DO THIS: Omit any picture, and return the remaining data exactly as written.

▼▼▼

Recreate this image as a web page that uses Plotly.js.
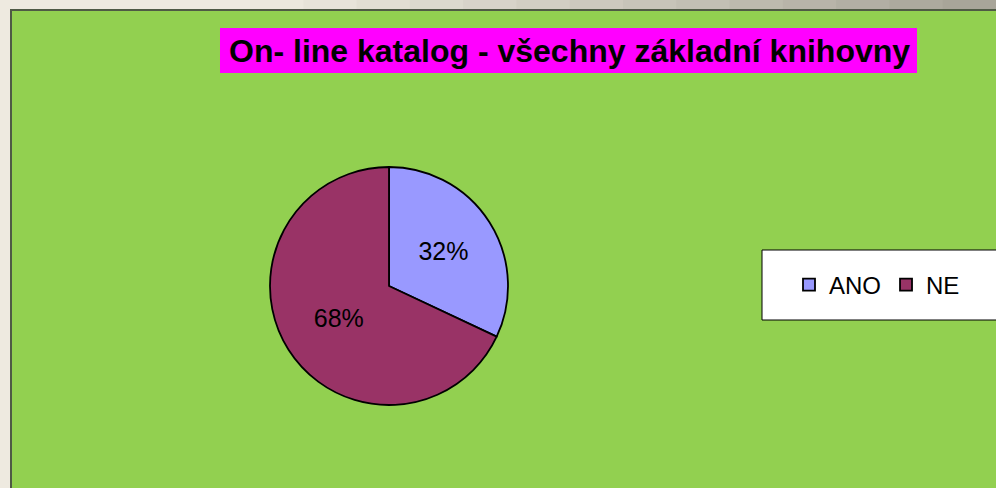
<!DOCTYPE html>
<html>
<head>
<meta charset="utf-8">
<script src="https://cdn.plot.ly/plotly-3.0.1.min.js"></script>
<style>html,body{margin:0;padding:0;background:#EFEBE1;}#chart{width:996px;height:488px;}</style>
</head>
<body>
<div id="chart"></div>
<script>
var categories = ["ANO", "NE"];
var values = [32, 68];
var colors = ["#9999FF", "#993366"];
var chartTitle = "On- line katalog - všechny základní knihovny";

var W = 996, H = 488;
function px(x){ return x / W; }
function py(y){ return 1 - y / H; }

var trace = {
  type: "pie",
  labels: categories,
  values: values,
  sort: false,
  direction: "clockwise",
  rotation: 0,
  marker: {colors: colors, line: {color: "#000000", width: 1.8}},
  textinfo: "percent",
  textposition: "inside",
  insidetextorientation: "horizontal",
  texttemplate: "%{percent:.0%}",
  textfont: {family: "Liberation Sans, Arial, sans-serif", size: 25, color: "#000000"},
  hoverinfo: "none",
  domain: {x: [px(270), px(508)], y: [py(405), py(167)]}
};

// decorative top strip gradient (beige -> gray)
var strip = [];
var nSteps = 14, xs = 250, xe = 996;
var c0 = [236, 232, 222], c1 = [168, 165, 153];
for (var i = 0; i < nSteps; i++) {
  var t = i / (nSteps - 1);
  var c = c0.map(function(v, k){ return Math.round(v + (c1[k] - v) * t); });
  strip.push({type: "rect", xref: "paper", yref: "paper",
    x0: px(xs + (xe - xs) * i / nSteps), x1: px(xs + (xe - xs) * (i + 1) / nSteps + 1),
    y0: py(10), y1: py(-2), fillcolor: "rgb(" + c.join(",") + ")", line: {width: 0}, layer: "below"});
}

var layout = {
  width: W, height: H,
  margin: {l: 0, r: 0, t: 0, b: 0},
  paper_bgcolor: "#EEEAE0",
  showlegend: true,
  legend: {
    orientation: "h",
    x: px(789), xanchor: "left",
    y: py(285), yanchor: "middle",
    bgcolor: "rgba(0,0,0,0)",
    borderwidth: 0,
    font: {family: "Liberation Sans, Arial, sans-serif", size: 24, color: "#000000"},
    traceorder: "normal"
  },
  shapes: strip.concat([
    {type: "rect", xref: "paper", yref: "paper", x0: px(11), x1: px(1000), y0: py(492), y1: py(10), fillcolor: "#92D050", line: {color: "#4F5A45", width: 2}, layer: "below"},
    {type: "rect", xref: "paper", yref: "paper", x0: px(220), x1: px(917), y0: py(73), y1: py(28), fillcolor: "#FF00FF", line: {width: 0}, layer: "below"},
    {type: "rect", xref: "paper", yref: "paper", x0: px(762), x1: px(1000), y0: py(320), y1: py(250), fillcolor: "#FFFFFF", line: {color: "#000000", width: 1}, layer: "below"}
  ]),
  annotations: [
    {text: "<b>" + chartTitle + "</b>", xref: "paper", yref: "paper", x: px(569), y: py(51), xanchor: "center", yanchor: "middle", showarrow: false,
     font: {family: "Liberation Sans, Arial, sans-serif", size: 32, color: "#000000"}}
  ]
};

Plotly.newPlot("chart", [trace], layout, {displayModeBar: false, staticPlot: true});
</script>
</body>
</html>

▲▲▲

RESPONSE FOR THIS EXERCISE:
Recreate this image as a web page that uses Plotly.js.
<!DOCTYPE html>
<html>
<head>
<meta charset="utf-8">
<script src="https://cdn.plot.ly/plotly-3.0.1.min.js"></script>
<style>html,body{margin:0;padding:0;background:#EFEBE1;}#chart{width:996px;height:488px;}</style>
</head>
<body>
<div id="chart"></div>
<script>
var categories = ["ANO", "NE"];
var values = [32, 68];
var colors = ["#9999FF", "#993366"];
var chartTitle = "On- line katalog - všechny základní knihovny";

var W = 996, H = 488;
function px(x){ return x / W; }
function py(y){ return 1 - y / H; }

var trace = {
  type: "pie",
  labels: categories,
  values: values,
  sort: false,
  direction: "clockwise",
  rotation: 0,
  marker: {colors: colors, line: {color: "#000000", width: 1.8}},
  textinfo: "percent",
  textposition: "inside",
  insidetextorientation: "horizontal",
  texttemplate: "%{percent:.0%}",
  textfont: {family: "Liberation Sans, Arial, sans-serif", size: 25, color: "#000000"},
  hoverinfo: "none",
  domain: {x: [px(270), px(508)], y: [py(405), py(167)]}
};

// decorative top strip gradient (beige -> gray)
var strip = [];
var nSteps = 14, xs = 250, xe = 996;
var c0 = [236, 232, 222], c1 = [168, 165, 153];
for (var i = 0; i < nSteps; i++) {
  var t = i / (nSteps - 1);
  var c = c0.map(function(v, k){ return Math.round(v + (c1[k] - v) * t); });
  strip.push({type: "rect", xref: "paper", yref: "paper",
    x0: px(xs + (xe - xs) * i / nSteps), x1: px(xs + (xe - xs) * (i + 1) / nSteps + 1),
    y0: py(10), y1: py(-2), fillcolor: "rgb(" + c.join(",") + ")", line: {width: 0}, layer: "below"});
}

var layout = {
  width: W, height: H,
  margin: {l: 0, r: 0, t: 0, b: 0},
  paper_bgcolor: "#EEEAE0",
  showlegend: true,
  legend: {
    orientation: "h",
    x: px(789), xanchor: "left",
    y: py(285), yanchor: "middle",
    bgcolor: "rgba(0,0,0,0)",
    borderwidth: 0,
    font: {family: "Liberation Sans, Arial, sans-serif", size: 24, color: "#000000"},
    traceorder: "normal"
  },
  shapes: strip.concat([
    {type: "rect", xref: "paper", yref: "paper", x0: px(11), x1: px(1000), y0: py(492), y1: py(10), fillcolor: "#92D050", line: {color: "#4F5A45", width: 2}, layer: "below"},
    {type: "rect", xref: "paper", yref: "paper", x0: px(220), x1: px(917), y0: py(73), y1: py(28), fillcolor: "#FF00FF", line: {width: 0}, layer: "below"},
    {type: "rect", xref: "paper", yref: "paper", x0: px(762), x1: px(1000), y0: py(320), y1: py(250), fillcolor: "#FFFFFF", line: {color: "#000000", width: 1}, layer: "below"}
  ]),
  annotations: [
    {text: "<b>" + chartTitle + "</b>", xref: "paper", yref: "paper", x: px(569), y: py(51), xanchor: "center", yanchor: "middle", showarrow: false,
     font: {family: "Liberation Sans, Arial, sans-serif", size: 32, color: "#000000"}}
  ]
};

Plotly.newPlot("chart", [trace], layout, {displayModeBar: false, staticPlot: true});
</script>
</body>
</html>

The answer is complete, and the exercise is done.